Robust car exports led Japan's trade surplus to grow for the first time in three years in 2007, but a weakening US economy and high oil prices are increasingly dragging down growth, data showed Thursday.
Rising trade with Asia and Europe and growing car sales to emerging markets helped offset the downturn in demand from the United States, which grew worse in the last months of the year, the finance ministry said. The surplus in December alone fell by 20.9 percent, the second straight monthly fall and a steeper drop than analysts had predicted.
But the surplus for 2007 came to 10.82 trillion yen (101.51 billion dollars), up 37 percent from the previous year, the ministry said. Japan's imports grew 8.6 percent to 73.12 trillion yen in the year, with the rise attributed to purchases of crude oil and liquefied natural gas.

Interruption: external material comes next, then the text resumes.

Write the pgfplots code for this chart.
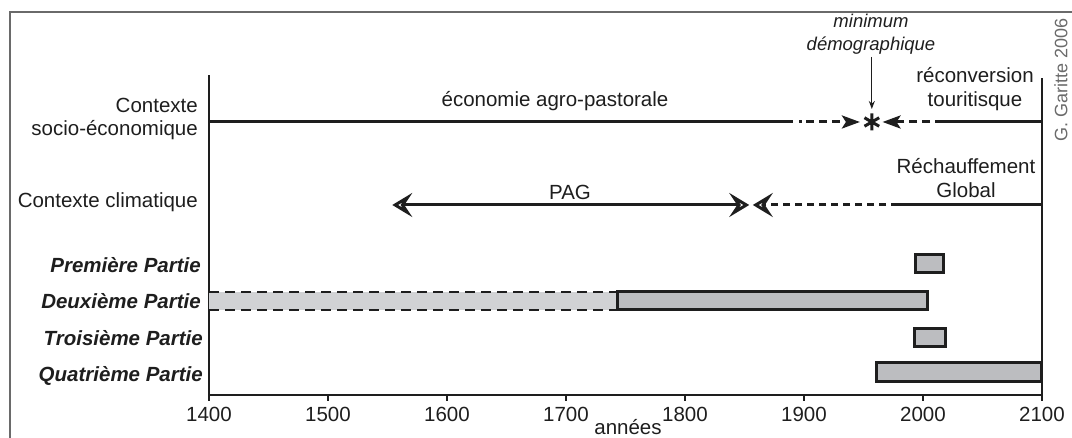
\documentclass[border=0pt]{standalone}
\usepackage{fontspec}
\setmainfont{Liberation Sans}
\usepackage{pgfplots}
\pgfplotsset{compat=1.18}
\usetikzlibrary{arrows.meta}
\definecolor{barG}{HTML}{BCBDC0}
\definecolor{barL}{HTML}{D1D2D4}
\definecolor{ink}{HTML}{1E1E1E}
\definecolor{frame}{HTML}{6A6A6A}
\newcommand{\fs}{\fontsize{20.5}{23.5}\selectfont}
\begin{document}
\begin{tikzpicture}[x=1pt,y=1pt]
\path[use as bounding box] (0,0) rectangle (1072,438);
\draw[line width=1.5pt, color=frame] (10,-5) -- (10,426) -- (1080,426);
\begin{axis}[
  at={(209pt,43pt)}, anchor=south west,
  scale only axis, width=833pt, height=320pt,
  xmin=1400, xmax=2100, ymin=43, ymax=363,
  axis x line=bottom, axis y line=none,
  x axis line style={-, line width=2pt, ink},
  xtick={1400,1500,...,2100},
  xtick align=outside, major tick length=6pt,
  tick style={line width=1.5pt, ink},
  xticklabel style={font=\fs, text=ink, yshift=-3pt},
  /pgf/number format/1000 sep={},
  /pgf/number format/assume math mode=true,
  clip=false,
]
% vertical frame lines
\addplot[ink, line width=2.5pt] coordinates {(1400,43) (1400,363)};
\addplot[ink, line width=2pt] coordinates {(2100,43) (2100,360)};
% socio-economic row
\addplot[ink, line width=3pt] coordinates {(1400,316) (1891,316)};
\addplot[ink, line width=3pt, dash pattern=on 0pt off 6pt on 3pt off 4pt on 8pt off 5pt on 8pt off 5pt on 8pt off 5pt,
  -{Stealth[length=18pt,width=13pt,inset=4pt]}] coordinates {(1891,316) (1947,316)};
\addplot[ink, line width=3pt, dash pattern=on 8pt off 5pt,
  -{Stealth[length=18pt,width=13pt,inset=4pt]}] coordinates {(2017,316) (1966,316)};
\addplot[ink, line width=3pt] coordinates {(2017,316) (2100,316)};
\addplot[ink, only marks, mark=asterisk, mark size=8.5pt, line width=3pt] coordinates {(1957,316)};
\addplot[ink, line width=1.3pt, -{Stealth[length=8pt,width=6pt]}] coordinates {(1957,381) (1957,329)};
% climatic row
\addplot[ink, line width=3pt, {Stealth[open,length=20pt,width=24pt,inset=8pt]}-{Stealth[open,length=20pt,width=24pt,inset=8pt]}] coordinates {(1554,233) (1854,233)};
\addplot[ink, line width=3pt, dash pattern=on 7pt off 5pt,
  -{Stealth[open,length=20pt,width=24pt,inset=8pt]}] coordinates {(1979,233) (1857,233)};
\addplot[ink, line width=3pt] coordinates {(1979,233) (2100,233)};
% bars
\addplot[draw=none, fill=barL] coordinates {(1400,128) (1743,128) (1743,146) (1400,146)} -- cycle;
\addplot[ink, line width=2.5pt, dash pattern=on 10pt off 6pt] coordinates {(1400,146) (1743,146)};
\addplot[ink, line width=2.5pt, dash pattern=on 10pt off 6pt] coordinates {(1400,128) (1743,128)};
\addplot[draw=ink, line width=3pt, fill=barG] coordinates {(1743,128) (2004,128) (2004,146) (1743,146)} -- cycle;
\addplot[draw=ink, line width=3pt, fill=barG] coordinates {(1994,165) (2017,165) (2017,183) (1994,183)} -- cycle;
\addplot[draw=ink, line width=3pt, fill=barG] coordinates {(1993,91) (2019,91) (2019,109) (1993,109)} -- cycle;
\addplot[draw=ink, line width=3pt, fill=barG] coordinates {(1961,56) (2100,56) (2100,75) (1961,75)} -- cycle;
\end{axis}
% labels
\begin{scope}[every node/.style={inner sep=0pt, text=ink, font=\fs}]
\node[anchor=east, align=right] at (198,319) {Contexte\\socio-économique};
\node[anchor=east] at (198,236) {Contexte climatique};
\node[anchor=east, font=\fs\bfseries\itshape] at (201,173) {Première Partie};
\node[anchor=east, font=\fs\bfseries\itshape] at (201,137) {Deuxième Partie};
\node[anchor=east, font=\fs\bfseries\itshape] at (203,100) {Troisième Partie};
\node[anchor=east, font=\fs\bfseries\itshape] at (203,62) {Quatrième Partie};
\node at (555,337) {économie agro-pastorale};
\node at (570,246) {PAG};
\node[align=center] at (966,260) {Réchauffement\\Global};
\node[align=center] at (975,349) {réconversion\\touritisque};
\node[align=center, font=\fontsize{18.5}{23}\selectfont\itshape] at (871,404) {minimum\\démographique};
\node at (628,11) {années};
\node[rotate=90, font=\fontsize{18}{20}\selectfont, text=frame] at (1061,358) {G. Garitte 2006};
\end{scope}
\end{tikzpicture}
\end{document}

Total exports expanded 11.6 percent to 83.94 trillion yen, thanks to increases in shipments of automobiles, steel and telecommunication equipment. The main contributor was expanded exports to the European Union, which rose for the fifth consecutive year. The surplus grew 20 percent to 4.75 trillion yen, pushed up by car exports to the region which shot up 18.9 percent.
Japan's trade surplus declined 5.1 percent last year with the United States as Japanese exports to the world's largest economy declined 0.2 percent, the figures showed. It was a sharp contrast with China, to which Japan's exports rose 19 percent in the ninth straight annual increase.